Dubai resident helping kids of Nepal
Building for a better future in Nepal
It’s not unusual for holidaymakers to dream about a permanent move to the country they have just visited. But the vast majority will never get past the talking and dreaming stage. That plan for the guesthouse or cafe slowly fades once we get home and back into work. But not for Fiona Day.
The Dubai resident and life coach is opening a guesthouse in Kathmandu, Nepal to help fund a school she’s building for Nepalese children.
Three months ago, the mother-of-two decided she wanted to open the guesthouse, and her plans have come to fruition as it is opening on the Friday, November 11.

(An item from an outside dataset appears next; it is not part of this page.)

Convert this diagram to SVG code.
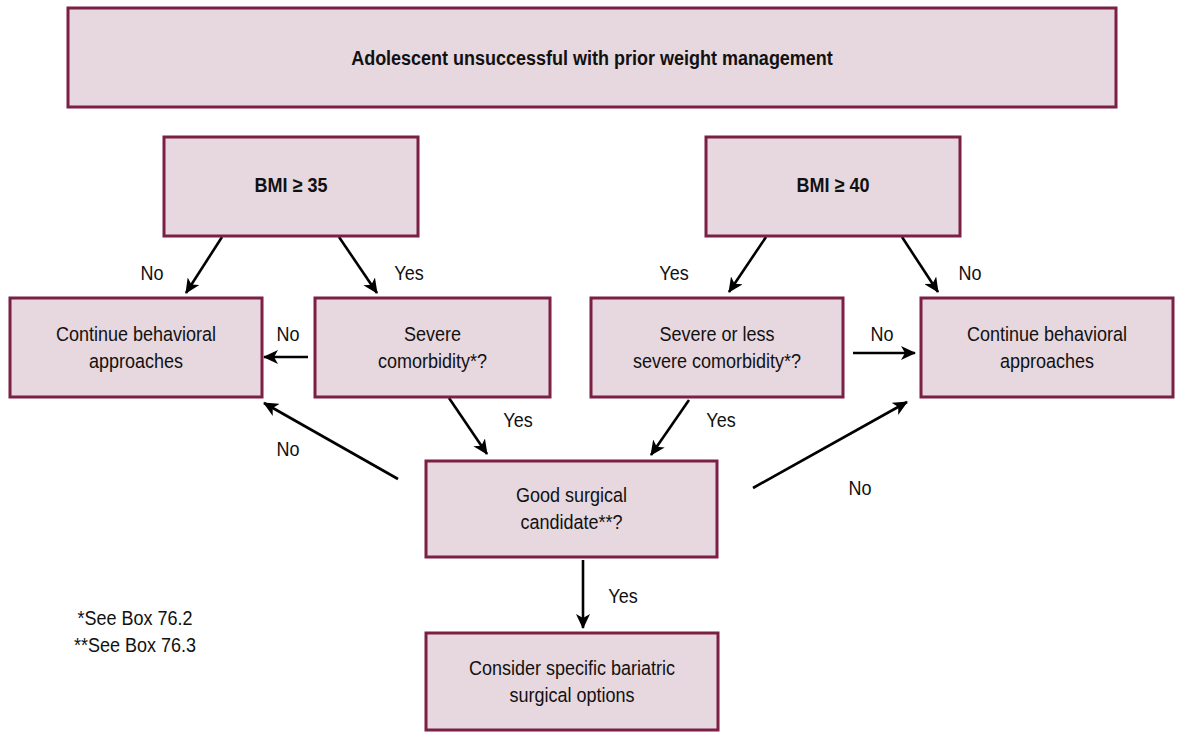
<svg xmlns="http://www.w3.org/2000/svg" width="1183" height="733" viewBox="0 0 1183 733">
<style>
.box{fill:#e7d7de;stroke:#7b1f45;stroke-width:3}
.t{font-family:"Liberation Sans",Arial,sans-serif;font-size:20.45px;fill:#111;text-anchor:middle}
.b{font-weight:bold}
.c{stroke:#000;stroke-width:2.6;fill:none;marker-end:url(#ah)}
</style>
<defs>
<marker id="ah" viewBox="0 -7 16 14" markerWidth="16" markerHeight="14" refX="14" refY="0" orient="auto" markerUnits="userSpaceOnUse">
<path d="M0,-7 L15,0 L0,7 L4,0 z" fill="#000"/>
</marker>
</defs>
<rect width="1183" height="733" fill="#fff"/>
<g id="connectors">
<line class="c" x1="222" y1="237" x2="186" y2="293"/>
<line class="c" x1="339" y1="237" x2="377" y2="293"/>
<line class="c" x1="308" y1="357" x2="264" y2="357"/>
<line class="c" x1="766" y1="237" x2="729" y2="292"/>
<line class="c" x1="902" y1="237" x2="938" y2="292"/>
<line class="c" x1="853" y1="353" x2="915" y2="353"/>
<line class="c" x1="449" y1="398" x2="487" y2="454"/>
<line class="c" x1="689" y1="400" x2="651" y2="455"/>
<line class="c" x1="398" y1="479" x2="264" y2="403"/>
<line class="c" x1="753" y1="488" x2="907" y2="402"/>
<line class="c" x1="583" y1="560" x2="583" y2="628"/>
<g transform="scale(0.88,1)">
<text class="t" x="172.73" y="280">No</text>
<text class="t" x="464.77" y="280">Yes</text>
<text class="t" x="327.27" y="341">No</text>
<text class="t" x="765.91" y="280">Yes</text>
<text class="t" x="1102.27" y="280">No</text>
<text class="t" x="1002.27" y="341">No</text>
<text class="t" x="588.64" y="427">Yes</text>
<text class="t" x="819.32" y="427">Yes</text>
<text class="t" x="327.27" y="456">No</text>
<text class="t" x="977.27" y="495">No</text>
<text class="t" x="707.95" y="603">Yes</text>
</g>
</g>
<g id="n-title">
<rect class="box" x="68" y="8" width="1048" height="99"/>
<text class="t b" transform="scale(0.88,1)" x="672.73" y="65">Adolescent unsuccessful with prior weight management</text>
</g>
<g id="n-bmi35">
<rect class="box" x="164" y="137" width="254" height="99"/>
<text class="t b" transform="scale(0.88,1)" x="330.68" y="192">BMI ≥ 35</text>
</g>
<g id="n-bmi40">
<rect class="box" x="706" y="137" width="254" height="99"/>
<text class="t b" transform="scale(0.88,1)" x="946.59" y="192">BMI ≥ 40</text>
</g>
<g id="n-cont-left">
<rect class="box" x="10" y="298" width="252" height="99"/>
<g transform="scale(0.88,1)">
<text class="t" x="154.55" y="341">Continue behavioral</text>
<text class="t" x="154.55" y="368">approaches</text>
</g>
</g>
<g id="n-severe">
<rect class="box" x="315" y="298" width="235" height="99"/>
<g transform="scale(0.88,1)">
<text class="t" x="491.48" y="341">Severe</text>
<text class="t" x="491.48" y="368">comorbidity*?</text>
</g>
</g>
<g id="n-severe-less">
<rect class="box" x="591" y="298" width="252" height="99"/>
<g transform="scale(0.88,1)">
<text class="t" x="814.77" y="341">Severe or less</text>
<text class="t" x="814.77" y="368">severe comorbidity*?</text>
</g>
</g>
<g id="n-cont-right">
<rect class="box" x="921" y="298" width="252" height="99"/>
<g transform="scale(0.88,1)">
<text class="t" x="1189.77" y="341">Continue behavioral</text>
<text class="t" x="1189.77" y="368">approaches</text>
</g>
</g>
<g id="n-good">
<rect class="box" x="426" y="461" width="291" height="96"/>
<g transform="scale(0.88,1)">
<text class="t" x="649.43" y="502">Good surgical</text>
<text class="t" x="649.43" y="529">candidate**?</text>
</g>
</g>
<g id="n-consider">
<rect class="box" x="426" y="633" width="292" height="97"/>
<g transform="scale(0.88,1)">
<text class="t" x="650" y="675">Consider specific bariatric</text>
<text class="t" x="650" y="702">surgical options</text>
</g>
</g>
<g id="footnotes">
<g transform="scale(0.88,1)">
<text class="t" x="153.41" y="625">*See Box 76.2</text>
<text class="t" x="153.41" y="652">**See Box 76.3</text>
</g>
</g>
</svg>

She has self-funded the entire project, and says she hopes it can help give back to the local community while educating Dubai residents.

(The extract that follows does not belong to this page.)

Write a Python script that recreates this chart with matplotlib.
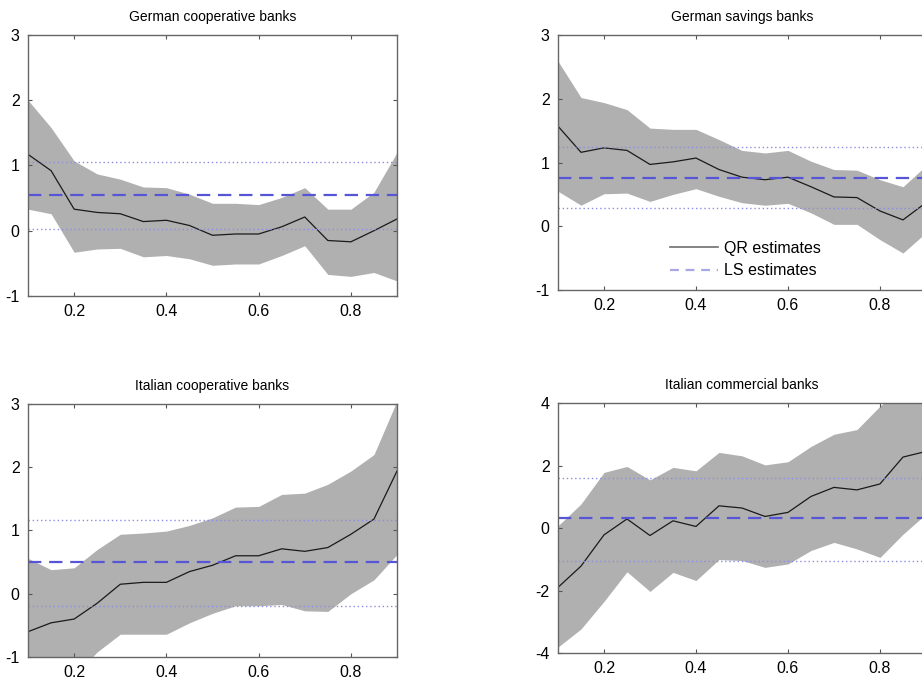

Fiona explains: "I’ve witnessed first-hand the poverty in Nepal. It’s very different to the world we live in here. It’s good to do something to educate the children here, and the people - living here is not reality in some ways. I mean it’s our reality but it helps to see more of what’s out there." The six-bedroom guesthouse will provide visitors with ‘home comforts’, and the price will be comparable to other options in the area, at approximately Dhs140 per night. While the guesthouse is almost ready, Fiona is still on the hunt for appropriate school property.
She’s hoping to educate about 60 children, and their mothers, using local teachers.
English language is one of the subjects on the syllabus, and one way the children will learn is through a pen pal link up with students at Dubai British School.
Fiona says: "Dubai British School has agreed. The principal has said he would love to have the children there interact with Nepalese children so they can do the pen-pal thing and interact with each other.
“Eventually, when I’m more established, I’d like to take groups out to the guesthouse and then the kids from here can interact with the children there and visit the school."
The students will exchange letters, pictures and art in a bid to educate them, she says: "My son, he’s 17, and he went to Nepal and it transformed him. He came back a different person. He had perspective and had seen a different life to his own. I want other Dubai students to have that opportunity."
Though the project is entirely self-funded by Fiona, she says all the money will go back into the school. When asked why, she says: "I’m a great believer in giving back, we’ve got to help - the world is a bit messed up. I love Nepal, it feels like home for me."